Getting ready for Sunday (1 Thessalonians 2:1-8)
In this Sunday’s reading from 1 Thessalonians, we hear an explanation of what evangelism might look like. We hear how the gospel approaches us, on the lips of servants. We read this: “… though we might have made demands as apostles of Christ. But we were gentle among you, like a nurse tenderly caring for her own children. So deeply do we care for you that we are determined to share with you not only the gospel of God but also our own selves, because you have become very dear to us.”
I have both been a recipient of the care of a nurses and doctors, and I have visited enough hospitals to see others receiving the care of nurses and doctors. Yes, this care can be tender, but can also be quite firm. While a nurse may have a gentleness of spirit, an ease in conversation, and a true care for their patient, they have a directive to give the medicine and care prescribed. And it is not prescribed by the patient, but by the doctors and nurses, who—in this situation—are trusted to know best. In many cases of illness, we learn the adage “it will get worse before it gets better” in bodily form.
The gospel can also approach us in this way. The gospel is tender in its eternal love and comfort, but it is also quite firm in its conviction and call. While we might be approached with gentleness of spirit, ease in conversation, and true care for one another, the gospel is not shy in its directive to transform the hearts of the world through the powerful truth of the life, death, and resurrection of Christ. It is equally clear in its proclamation that we, too, face death before our resurrection. And our baptismal covenant is not shy to call our entire lives, as individuals and as the Church, into this powerful and challenging gospel work.
1 Thessalonians also reminds us why—with all its challenges, with all its history, with all its complexity—we would continue to share the gospel at all. Because “so deeply do we care for you that we are determined to share with you not only the gospel of God but also our own selves.”
True evangelism, then, is a sacrificial act. We continue to share this gospel, because we share in the great sacrifice of Jesus Christ, like we also share in the great resurrection of Jesus Christ. Evangelism is not a conversation, it is a conversion, but within it all parties are changed. If we want to be evangelists in this age, encouraged by the weight of the water on our foreheads, we will have to be ready to give our own selves, knowing that when we share this profound gospel of love, it is because we need this gospel just as much as anyone else.
We also must recognize that the gospel is not an empty collection of words; like Jesus became incarnate, the gospel must show up in our lives in both word and deed.
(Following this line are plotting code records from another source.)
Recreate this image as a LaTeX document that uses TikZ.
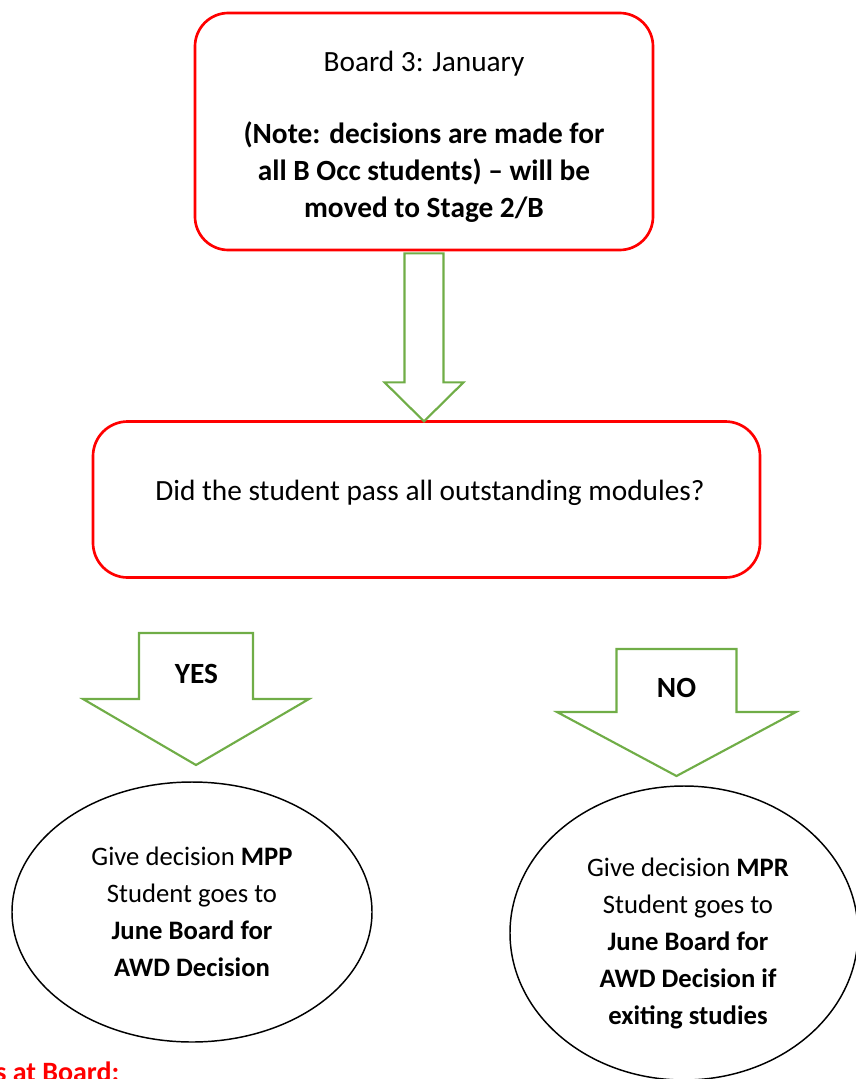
\documentclass[tikz,border=0pt]{standalone}
\usepackage{fontspec}
\setmainfont{Carlito}
\usetikzlibrary{shapes.geometric}
\definecolor{boxred}{RGB}{255,0,0}
\definecolor{arrowgreen}{RGB}{112,173,71}

\begin{document}
\begin{tikzpicture}[x=0.75pt,y=-0.75pt]
\tikzstyle{redbox}=[draw=boxred,line width=2pt,rounded corners=25pt,align=center]
\tikzstyle{oval}=[draw,ellipse,line width=1.1pt,inner sep=0pt,align=center]
\tikzstyle{greenarr}=[draw=arrowgreen,line width=1.6pt,line join=miter]
\tikzstyle{txt}=[font=\fontsize{22}{28}\selectfont]
\tikzstyle{ovaltxt}=[align=center,font=\fontsize{20}{27.75}\selectfont]

\useasboundingbox (0,0) rectangle (856,1079);
\clip (0,0) rectangle (856,1079);

% boxes
\node[redbox,txt,minimum width=343.5pt,minimum height=177.75pt] at (424,131.5) (board)
  {\rule{0pt}{23pt}Board 3: January\\[26pt]\textbf{(Note: decisions are made for}\\\textbf{all B Occ students) – will be}\\\textbf{moved to Stage 2/B}};
\node[redbox,minimum width=500.25pt,minimum height=117pt,rounded corners=26pt] at (426.5,499.5) (question) {};
\node[txt,anchor=base] at (430,500) (questiontxt) {Did the student pass all outstanding modules?};

% block arrows
\draw[greenarr,shift={(board.south)}] (-19.5,2) -- (-19.5,131) -- (-39.5,131) -- (0,170)
  -- (39.5,131) -- (19.5,131) -- (19.5,2) -- cycle;

\coordinate (yestop) at (196,633);
\draw[greenarr,shift={(yestop)}] (-57,0) -- (-57,66) -- (-113,66) -- (0,132)
  -- (113,66) -- (57,66) -- (57,0) -- cycle;
\node[txt,anchor=base] at (196.5,683) (yes) {\textbf{YES}};

\coordinate (notop) at (676.5,649);
\draw[greenarr,shift={(notop)}] (-60,0) -- (-60,63) -- (-119.5,63) -- (0,127)
  -- (119.5,63) -- (60,63) -- (60,0) -- cycle;
\node[txt,anchor=base] at (676.5,697) (no) {\textbf{NO}};

% outcomes
\node[oval,ovaltxt,minimum width=270pt,minimum height=195pt] at (192,912) (mpp)
  {Give decision \textbf{MPP}\\Student goes to\\\textbf{June Board for}\\\textbf{AWD Decision}};
\node[oval,minimum width=261pt,minimum height=220.5pt] at (684,933) (mpr) {};
\node[ovaltxt,anchor=base] at (688,1024) (mprtxt)
  {Give decision \textbf{MPR}\\Student goes to\\\textbf{June Board for}\\\textbf{AWD Decision if}\\\textbf{exiting studies}};

\node[anchor=base east,text=boxred,font=\fontsize{21}{28}\selectfont] at (124,1081) (atboard) {\textbf{s at Board:}};
\end{tikzpicture}
\end{document}
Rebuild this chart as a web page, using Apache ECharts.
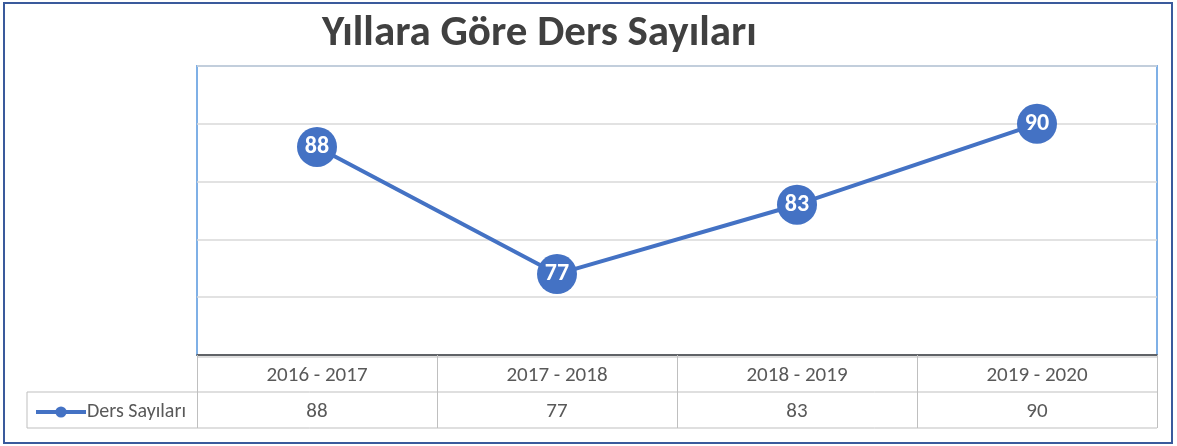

God calls me to share the truth of Jesus Christ, because I always need to hear it myself. I cannot share the gospel if I do not confess my own sins, know my own brokenness, and recognize all others around me as my equals. To do anything less would be giving, but not with my whole self. I, too, need this tender gospel care, but I need the firm direction of the gospel just as much. 1 Thessalonians reminds me to love fiercely and to share out of that love sacrificially, and I must do so with the humility of a woman who first had to hear the gospel herself.